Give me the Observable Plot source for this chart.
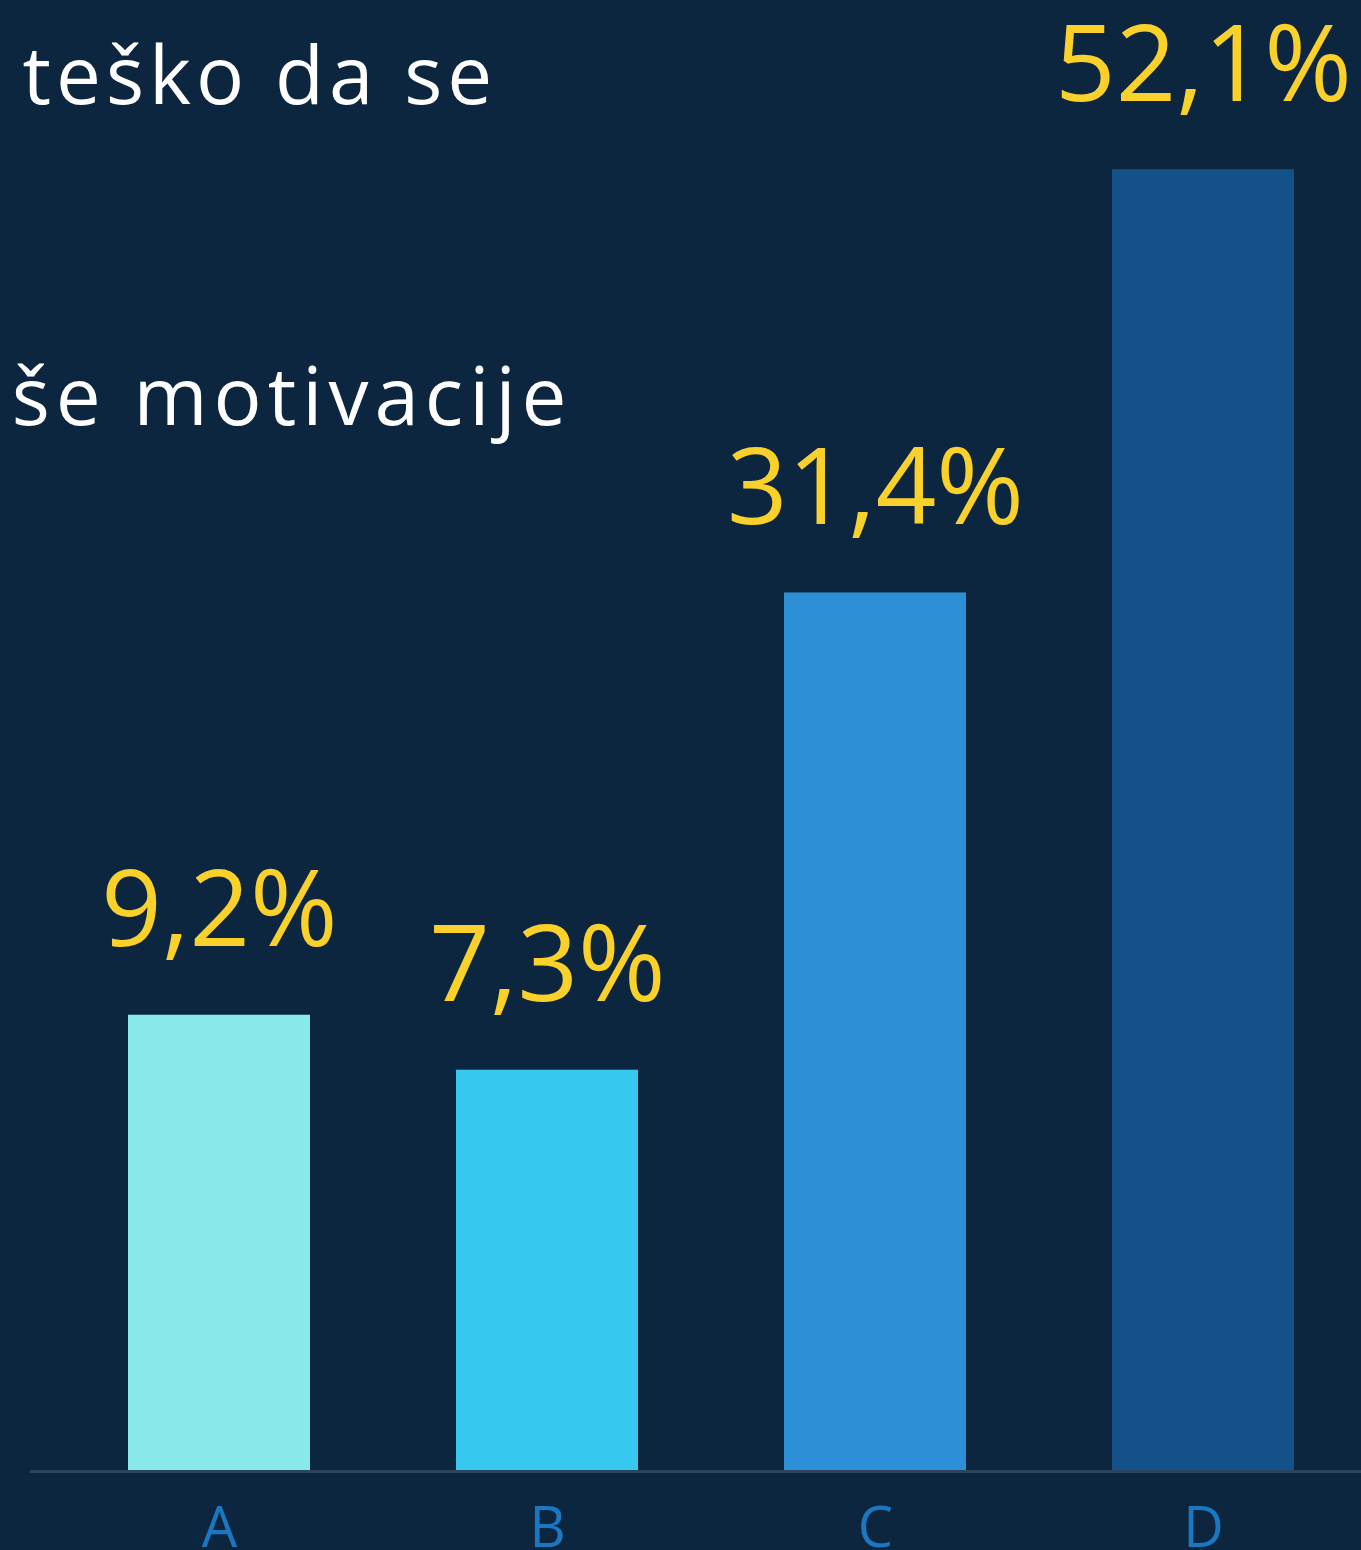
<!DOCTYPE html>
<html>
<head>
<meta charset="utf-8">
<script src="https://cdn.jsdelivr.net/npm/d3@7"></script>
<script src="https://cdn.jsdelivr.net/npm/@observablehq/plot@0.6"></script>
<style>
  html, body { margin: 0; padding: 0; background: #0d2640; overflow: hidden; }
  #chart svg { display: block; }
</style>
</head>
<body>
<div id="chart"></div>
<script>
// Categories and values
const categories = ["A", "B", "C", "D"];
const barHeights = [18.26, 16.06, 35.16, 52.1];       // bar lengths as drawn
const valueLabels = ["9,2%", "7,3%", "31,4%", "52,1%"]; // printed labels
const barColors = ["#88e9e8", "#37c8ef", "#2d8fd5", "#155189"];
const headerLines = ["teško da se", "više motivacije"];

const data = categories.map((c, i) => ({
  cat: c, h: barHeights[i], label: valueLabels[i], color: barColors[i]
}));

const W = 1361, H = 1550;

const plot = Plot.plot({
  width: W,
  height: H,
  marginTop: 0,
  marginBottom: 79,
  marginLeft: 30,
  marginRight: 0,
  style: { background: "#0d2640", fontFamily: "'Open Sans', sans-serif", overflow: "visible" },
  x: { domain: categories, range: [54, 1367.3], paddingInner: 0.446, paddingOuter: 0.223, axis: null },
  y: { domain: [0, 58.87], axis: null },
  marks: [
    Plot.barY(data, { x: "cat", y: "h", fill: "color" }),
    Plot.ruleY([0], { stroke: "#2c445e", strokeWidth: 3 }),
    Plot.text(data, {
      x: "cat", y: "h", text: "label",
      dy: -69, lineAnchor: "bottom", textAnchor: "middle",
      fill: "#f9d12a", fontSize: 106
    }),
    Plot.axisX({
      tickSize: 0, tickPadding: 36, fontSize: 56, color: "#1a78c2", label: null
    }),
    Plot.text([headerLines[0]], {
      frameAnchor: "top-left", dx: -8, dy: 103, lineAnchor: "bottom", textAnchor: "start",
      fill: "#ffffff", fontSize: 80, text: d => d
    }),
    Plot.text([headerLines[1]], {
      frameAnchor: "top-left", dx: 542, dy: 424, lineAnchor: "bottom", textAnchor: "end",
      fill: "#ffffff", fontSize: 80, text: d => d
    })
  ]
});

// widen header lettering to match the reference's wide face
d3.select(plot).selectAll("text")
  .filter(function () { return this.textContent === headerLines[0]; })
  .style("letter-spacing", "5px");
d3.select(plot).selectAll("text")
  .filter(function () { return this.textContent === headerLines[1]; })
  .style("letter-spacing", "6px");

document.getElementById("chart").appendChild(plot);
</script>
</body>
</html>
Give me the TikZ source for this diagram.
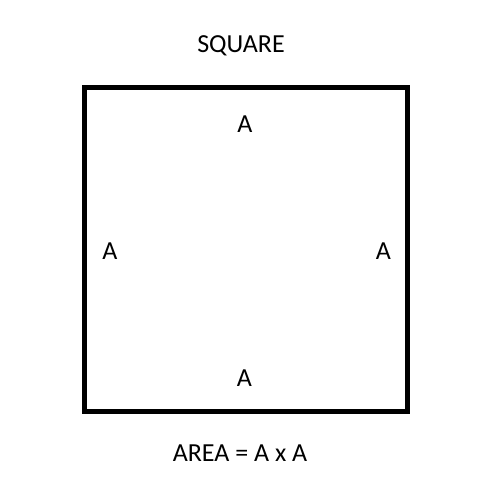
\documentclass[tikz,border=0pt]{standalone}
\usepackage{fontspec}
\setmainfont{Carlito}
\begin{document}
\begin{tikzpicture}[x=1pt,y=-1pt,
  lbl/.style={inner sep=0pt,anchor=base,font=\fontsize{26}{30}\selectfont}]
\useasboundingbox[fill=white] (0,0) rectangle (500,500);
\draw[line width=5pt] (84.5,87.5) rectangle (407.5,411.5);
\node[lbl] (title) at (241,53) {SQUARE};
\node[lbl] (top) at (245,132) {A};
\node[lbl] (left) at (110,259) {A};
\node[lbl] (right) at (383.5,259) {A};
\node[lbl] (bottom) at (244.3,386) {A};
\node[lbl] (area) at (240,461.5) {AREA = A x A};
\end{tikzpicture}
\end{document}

▬▬▬▬▬▬

Write the records above out again exactly, with no pictures in your copy.

Give me the Observable Plot source for this chart.
<!DOCTYPE html>
<html>
<head>
<meta charset="utf-8">
<script src="https://cdn.jsdelivr.net/npm/d3@7"></script>
<script src="https://cdn.jsdelivr.net/npm/@observablehq/plot@0.6"></script>
<style>
  html, body { margin: 0; padding: 0; background: #0d2640; overflow: hidden; }
  #chart svg { display: block; }
</style>
</head>
<body>
<div id="chart"></div>
<script>
// Categories and values
const categories = ["A", "B", "C", "D"];
const barHeights = [18.26, 16.06, 35.16, 52.1];       // bar lengths as drawn
const valueLabels = ["9,2%", "7,3%", "31,4%", "52,1%"]; // printed labels
const barColors = ["#88e9e8", "#37c8ef", "#2d8fd5", "#155189"];
const headerLines = ["teško da se", "više motivacije"];

const data = categories.map((c, i) => ({
  cat: c, h: barHeights[i], label: valueLabels[i], color: barColors[i]
}));

const W = 1361, H = 1550;

const plot = Plot.plot({
  width: W,
  height: H,
  marginTop: 0,
  marginBottom: 79,
  marginLeft: 30,
  marginRight: 0,
  style: { background: "#0d2640", fontFamily: "'Open Sans', sans-serif", overflow: "visible" },
  x: { domain: categories, range: [54, 1367.3], paddingInner: 0.446, paddingOuter: 0.223, axis: null },
  y: { domain: [0, 58.87], axis: null },
  marks: [
    Plot.barY(data, { x: "cat", y: "h", fill: "color" }),
    Plot.ruleY([0], { stroke: "#2c445e", strokeWidth: 3 }),
    Plot.text(data, {
      x: "cat", y: "h", text: "label",
      dy: -69, lineAnchor: "bottom", textAnchor: "middle",
      fill: "#f9d12a", fontSize: 106
    }),
    Plot.axisX({
      tickSize: 0, tickPadding: 36, fontSize: 56, color: "#1a78c2", label: null
    }),
    Plot.text([headerLines[0]], {
      frameAnchor: "top-left", dx: -8, dy: 103, lineAnchor: "bottom", textAnchor: "start",
      fill: "#ffffff", fontSize: 80, text: d => d
    }),
    Plot.text([headerLines[1]], {
      frameAnchor: "top-left", dx: 542, dy: 424, lineAnchor: "bottom", textAnchor: "end",
      fill: "#ffffff", fontSize: 80, text: d => d
    })
  ]
});

// widen header lettering to match the reference's wide face
d3.select(plot).selectAll("text")
  .filter(function () { return this.textContent === headerLines[0]; })
  .style("letter-spacing", "5px");
d3.select(plot).selectAll("text")
  .filter(function () { return this.textContent === headerLines[1]; })
  .style("letter-spacing", "6px");

document.getElementById("chart").appendChild(plot);
</script>
</body>
</html>
Give me the TikZ source for this diagram.
\documentclass[tikz,border=0pt]{standalone}
\usepackage{fontspec}
\setmainfont{Carlito}
\begin{document}
\begin{tikzpicture}[x=1pt,y=-1pt,
  lbl/.style={inner sep=0pt,anchor=base,font=\fontsize{26}{30}\selectfont}]
\useasboundingbox[fill=white] (0,0) rectangle (500,500);
\draw[line width=5pt] (84.5,87.5) rectangle (407.5,411.5);
\node[lbl] (title) at (241,53) {SQUARE};
\node[lbl] (top) at (245,132) {A};
\node[lbl] (left) at (110,259) {A};
\node[lbl] (right) at (383.5,259) {A};
\node[lbl] (bottom) at (244.3,386) {A};
\node[lbl] (area) at (240,461.5) {AREA = A x A};
\end{tikzpicture}
\end{document}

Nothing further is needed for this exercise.